__Work to do__: Every line from the first one to the line containing "import pandas as pd" should be echoed exactly; leave out the rest.

__Stored data__:
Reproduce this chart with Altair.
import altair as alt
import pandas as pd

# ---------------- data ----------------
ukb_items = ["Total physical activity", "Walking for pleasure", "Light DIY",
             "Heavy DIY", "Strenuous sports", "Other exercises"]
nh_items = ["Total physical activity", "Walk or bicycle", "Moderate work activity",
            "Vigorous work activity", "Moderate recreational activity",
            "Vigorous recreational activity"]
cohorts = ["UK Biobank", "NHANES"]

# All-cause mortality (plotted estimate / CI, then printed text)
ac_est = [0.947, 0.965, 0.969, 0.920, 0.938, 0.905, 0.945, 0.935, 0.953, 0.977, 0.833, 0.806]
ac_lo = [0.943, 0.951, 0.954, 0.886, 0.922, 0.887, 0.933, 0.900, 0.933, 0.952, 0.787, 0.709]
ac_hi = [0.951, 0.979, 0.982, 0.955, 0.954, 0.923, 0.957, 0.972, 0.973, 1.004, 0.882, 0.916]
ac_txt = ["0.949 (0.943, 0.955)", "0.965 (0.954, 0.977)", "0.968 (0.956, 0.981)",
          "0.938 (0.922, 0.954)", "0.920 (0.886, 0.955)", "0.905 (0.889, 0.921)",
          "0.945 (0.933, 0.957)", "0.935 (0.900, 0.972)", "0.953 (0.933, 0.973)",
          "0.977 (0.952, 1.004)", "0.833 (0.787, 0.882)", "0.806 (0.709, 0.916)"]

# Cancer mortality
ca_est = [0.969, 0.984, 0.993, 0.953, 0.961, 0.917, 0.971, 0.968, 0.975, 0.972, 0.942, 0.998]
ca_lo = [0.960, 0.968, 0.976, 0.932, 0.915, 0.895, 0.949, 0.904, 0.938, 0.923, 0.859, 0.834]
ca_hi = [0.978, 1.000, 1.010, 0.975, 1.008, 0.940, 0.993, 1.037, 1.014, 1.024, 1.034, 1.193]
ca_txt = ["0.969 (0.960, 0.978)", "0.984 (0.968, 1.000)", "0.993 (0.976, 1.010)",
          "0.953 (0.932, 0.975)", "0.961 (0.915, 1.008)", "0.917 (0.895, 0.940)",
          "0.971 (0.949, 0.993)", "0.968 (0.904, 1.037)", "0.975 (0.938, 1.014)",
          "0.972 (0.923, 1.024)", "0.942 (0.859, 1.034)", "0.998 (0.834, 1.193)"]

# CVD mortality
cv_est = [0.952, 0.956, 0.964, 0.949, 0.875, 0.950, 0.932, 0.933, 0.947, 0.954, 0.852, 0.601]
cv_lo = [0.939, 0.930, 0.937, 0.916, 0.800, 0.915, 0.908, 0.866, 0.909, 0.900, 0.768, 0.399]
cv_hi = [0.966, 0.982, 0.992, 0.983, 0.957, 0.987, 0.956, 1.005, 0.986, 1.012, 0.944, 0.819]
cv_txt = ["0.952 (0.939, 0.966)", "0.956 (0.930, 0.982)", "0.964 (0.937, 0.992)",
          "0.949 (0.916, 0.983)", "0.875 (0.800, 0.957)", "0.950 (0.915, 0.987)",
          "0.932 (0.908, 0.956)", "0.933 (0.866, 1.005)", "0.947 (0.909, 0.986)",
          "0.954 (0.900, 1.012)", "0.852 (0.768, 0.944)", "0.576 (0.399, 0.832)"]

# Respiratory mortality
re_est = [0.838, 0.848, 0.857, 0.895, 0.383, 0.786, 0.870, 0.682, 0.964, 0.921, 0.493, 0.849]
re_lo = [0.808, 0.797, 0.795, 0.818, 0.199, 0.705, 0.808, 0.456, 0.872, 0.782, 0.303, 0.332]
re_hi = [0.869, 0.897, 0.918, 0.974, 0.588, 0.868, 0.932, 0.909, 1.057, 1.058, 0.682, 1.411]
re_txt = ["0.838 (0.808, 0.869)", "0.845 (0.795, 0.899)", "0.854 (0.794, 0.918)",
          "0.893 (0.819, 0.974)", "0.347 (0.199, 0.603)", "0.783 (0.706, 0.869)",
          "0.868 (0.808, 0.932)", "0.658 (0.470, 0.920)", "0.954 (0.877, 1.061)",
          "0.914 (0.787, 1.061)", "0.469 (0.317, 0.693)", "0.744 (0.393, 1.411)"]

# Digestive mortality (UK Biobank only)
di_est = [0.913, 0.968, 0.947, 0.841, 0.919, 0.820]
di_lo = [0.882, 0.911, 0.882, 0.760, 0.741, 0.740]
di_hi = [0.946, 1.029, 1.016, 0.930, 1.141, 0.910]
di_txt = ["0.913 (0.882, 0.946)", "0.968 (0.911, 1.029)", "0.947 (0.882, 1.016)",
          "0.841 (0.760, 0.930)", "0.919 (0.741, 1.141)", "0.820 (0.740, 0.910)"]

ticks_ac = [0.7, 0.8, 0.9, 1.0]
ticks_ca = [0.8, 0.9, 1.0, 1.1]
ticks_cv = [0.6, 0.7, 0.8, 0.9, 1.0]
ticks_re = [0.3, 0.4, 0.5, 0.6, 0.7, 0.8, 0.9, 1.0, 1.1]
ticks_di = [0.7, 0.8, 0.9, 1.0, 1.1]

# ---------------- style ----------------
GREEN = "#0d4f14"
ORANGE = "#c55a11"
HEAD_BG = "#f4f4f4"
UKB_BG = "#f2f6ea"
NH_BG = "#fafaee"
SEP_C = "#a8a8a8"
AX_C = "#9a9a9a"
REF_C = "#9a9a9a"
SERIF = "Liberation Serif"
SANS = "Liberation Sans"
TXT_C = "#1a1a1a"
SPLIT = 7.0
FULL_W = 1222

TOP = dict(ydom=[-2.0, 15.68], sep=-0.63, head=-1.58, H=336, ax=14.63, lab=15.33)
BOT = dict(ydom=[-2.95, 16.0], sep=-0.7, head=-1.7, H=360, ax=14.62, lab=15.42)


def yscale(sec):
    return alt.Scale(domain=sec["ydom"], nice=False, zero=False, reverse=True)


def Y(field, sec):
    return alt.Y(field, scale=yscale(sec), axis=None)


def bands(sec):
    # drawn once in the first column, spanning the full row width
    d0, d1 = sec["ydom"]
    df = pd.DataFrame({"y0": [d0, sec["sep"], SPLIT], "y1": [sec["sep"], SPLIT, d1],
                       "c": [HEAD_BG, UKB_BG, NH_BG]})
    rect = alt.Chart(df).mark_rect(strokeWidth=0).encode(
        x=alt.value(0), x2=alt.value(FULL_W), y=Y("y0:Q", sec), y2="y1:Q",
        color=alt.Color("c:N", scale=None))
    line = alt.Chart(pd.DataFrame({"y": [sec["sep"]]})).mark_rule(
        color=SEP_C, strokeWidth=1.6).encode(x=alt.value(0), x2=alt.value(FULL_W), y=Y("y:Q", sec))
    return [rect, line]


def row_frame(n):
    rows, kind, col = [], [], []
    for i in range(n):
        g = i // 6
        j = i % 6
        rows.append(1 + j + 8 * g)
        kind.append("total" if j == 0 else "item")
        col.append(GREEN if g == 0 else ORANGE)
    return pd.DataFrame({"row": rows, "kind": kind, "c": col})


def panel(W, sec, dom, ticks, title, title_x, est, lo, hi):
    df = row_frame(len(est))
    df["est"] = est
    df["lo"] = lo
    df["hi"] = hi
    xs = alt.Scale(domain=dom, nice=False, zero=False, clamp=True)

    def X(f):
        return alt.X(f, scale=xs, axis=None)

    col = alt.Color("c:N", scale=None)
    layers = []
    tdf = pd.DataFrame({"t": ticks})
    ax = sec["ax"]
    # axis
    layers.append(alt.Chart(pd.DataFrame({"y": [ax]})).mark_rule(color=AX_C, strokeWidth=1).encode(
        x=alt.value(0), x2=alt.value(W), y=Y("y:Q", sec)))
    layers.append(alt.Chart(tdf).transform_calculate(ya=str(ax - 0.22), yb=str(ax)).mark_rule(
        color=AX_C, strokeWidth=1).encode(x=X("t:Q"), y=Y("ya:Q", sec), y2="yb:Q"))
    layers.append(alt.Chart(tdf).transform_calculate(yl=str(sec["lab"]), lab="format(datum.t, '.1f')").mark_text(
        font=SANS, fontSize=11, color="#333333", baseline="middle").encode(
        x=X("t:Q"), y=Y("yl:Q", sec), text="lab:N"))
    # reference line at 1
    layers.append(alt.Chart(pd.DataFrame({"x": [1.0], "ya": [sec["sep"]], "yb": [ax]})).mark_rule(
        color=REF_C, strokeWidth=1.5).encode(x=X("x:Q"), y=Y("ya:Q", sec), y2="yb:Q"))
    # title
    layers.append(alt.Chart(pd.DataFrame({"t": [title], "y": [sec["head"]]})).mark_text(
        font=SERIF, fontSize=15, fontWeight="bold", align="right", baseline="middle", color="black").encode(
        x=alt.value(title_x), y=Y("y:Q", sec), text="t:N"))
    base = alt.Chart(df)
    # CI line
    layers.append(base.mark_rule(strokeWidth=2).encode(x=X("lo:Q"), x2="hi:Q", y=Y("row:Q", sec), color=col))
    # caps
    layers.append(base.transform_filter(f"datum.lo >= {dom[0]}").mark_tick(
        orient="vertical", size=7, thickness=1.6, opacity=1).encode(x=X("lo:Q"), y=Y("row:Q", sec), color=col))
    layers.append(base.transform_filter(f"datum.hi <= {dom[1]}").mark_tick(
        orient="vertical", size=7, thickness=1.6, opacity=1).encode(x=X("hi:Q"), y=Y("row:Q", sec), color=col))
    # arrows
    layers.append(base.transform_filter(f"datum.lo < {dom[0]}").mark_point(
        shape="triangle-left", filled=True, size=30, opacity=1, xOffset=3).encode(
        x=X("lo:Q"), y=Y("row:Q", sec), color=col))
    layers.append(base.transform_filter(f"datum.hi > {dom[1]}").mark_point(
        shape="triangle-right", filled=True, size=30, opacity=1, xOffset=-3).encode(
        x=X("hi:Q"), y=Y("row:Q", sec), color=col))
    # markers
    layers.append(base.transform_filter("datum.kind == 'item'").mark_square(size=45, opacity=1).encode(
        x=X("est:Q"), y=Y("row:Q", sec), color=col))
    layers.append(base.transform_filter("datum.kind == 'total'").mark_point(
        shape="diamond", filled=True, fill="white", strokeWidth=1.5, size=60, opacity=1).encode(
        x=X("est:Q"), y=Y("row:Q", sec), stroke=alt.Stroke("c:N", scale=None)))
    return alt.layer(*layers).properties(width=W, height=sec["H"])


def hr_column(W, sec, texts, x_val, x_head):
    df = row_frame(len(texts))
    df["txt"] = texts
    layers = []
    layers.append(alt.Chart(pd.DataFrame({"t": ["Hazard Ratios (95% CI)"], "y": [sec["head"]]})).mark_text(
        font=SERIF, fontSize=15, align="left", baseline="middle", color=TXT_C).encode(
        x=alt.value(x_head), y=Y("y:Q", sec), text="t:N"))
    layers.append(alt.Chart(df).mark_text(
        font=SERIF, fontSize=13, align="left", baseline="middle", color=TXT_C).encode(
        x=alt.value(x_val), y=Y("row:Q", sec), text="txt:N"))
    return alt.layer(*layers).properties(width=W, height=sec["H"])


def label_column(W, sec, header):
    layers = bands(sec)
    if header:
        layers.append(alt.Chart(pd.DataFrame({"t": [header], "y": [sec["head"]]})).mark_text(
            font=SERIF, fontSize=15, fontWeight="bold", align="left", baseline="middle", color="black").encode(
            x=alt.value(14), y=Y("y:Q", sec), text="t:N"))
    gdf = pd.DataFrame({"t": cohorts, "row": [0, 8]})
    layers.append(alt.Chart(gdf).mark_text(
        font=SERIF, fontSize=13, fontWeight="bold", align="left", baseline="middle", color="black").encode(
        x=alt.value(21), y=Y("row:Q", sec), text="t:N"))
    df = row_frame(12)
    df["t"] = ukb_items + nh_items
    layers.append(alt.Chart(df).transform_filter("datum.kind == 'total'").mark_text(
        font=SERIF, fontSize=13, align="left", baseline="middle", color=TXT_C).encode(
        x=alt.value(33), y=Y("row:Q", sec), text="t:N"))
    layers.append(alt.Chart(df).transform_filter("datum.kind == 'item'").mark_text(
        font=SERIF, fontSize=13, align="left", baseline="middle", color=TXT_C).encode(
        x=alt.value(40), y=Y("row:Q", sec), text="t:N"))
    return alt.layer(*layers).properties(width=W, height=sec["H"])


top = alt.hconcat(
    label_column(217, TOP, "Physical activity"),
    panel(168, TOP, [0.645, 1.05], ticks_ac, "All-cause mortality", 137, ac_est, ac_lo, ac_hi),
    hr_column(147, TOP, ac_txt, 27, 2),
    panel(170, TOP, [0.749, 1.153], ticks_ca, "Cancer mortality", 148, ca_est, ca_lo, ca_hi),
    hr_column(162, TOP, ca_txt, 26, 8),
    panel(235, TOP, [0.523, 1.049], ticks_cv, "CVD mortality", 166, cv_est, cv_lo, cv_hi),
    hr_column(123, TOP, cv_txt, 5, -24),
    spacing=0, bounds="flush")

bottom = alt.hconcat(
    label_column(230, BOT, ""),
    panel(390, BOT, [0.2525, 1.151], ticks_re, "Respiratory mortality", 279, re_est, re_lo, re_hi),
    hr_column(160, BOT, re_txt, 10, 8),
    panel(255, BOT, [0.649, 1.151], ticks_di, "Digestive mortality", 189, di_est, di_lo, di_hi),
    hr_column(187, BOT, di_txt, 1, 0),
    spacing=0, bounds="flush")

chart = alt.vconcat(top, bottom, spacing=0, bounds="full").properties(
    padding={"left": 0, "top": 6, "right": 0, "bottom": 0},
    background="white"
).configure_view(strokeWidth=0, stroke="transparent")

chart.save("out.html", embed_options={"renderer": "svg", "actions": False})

__Written solution__:
Reproduce this chart with Altair.
import altair as alt
import pandas as pd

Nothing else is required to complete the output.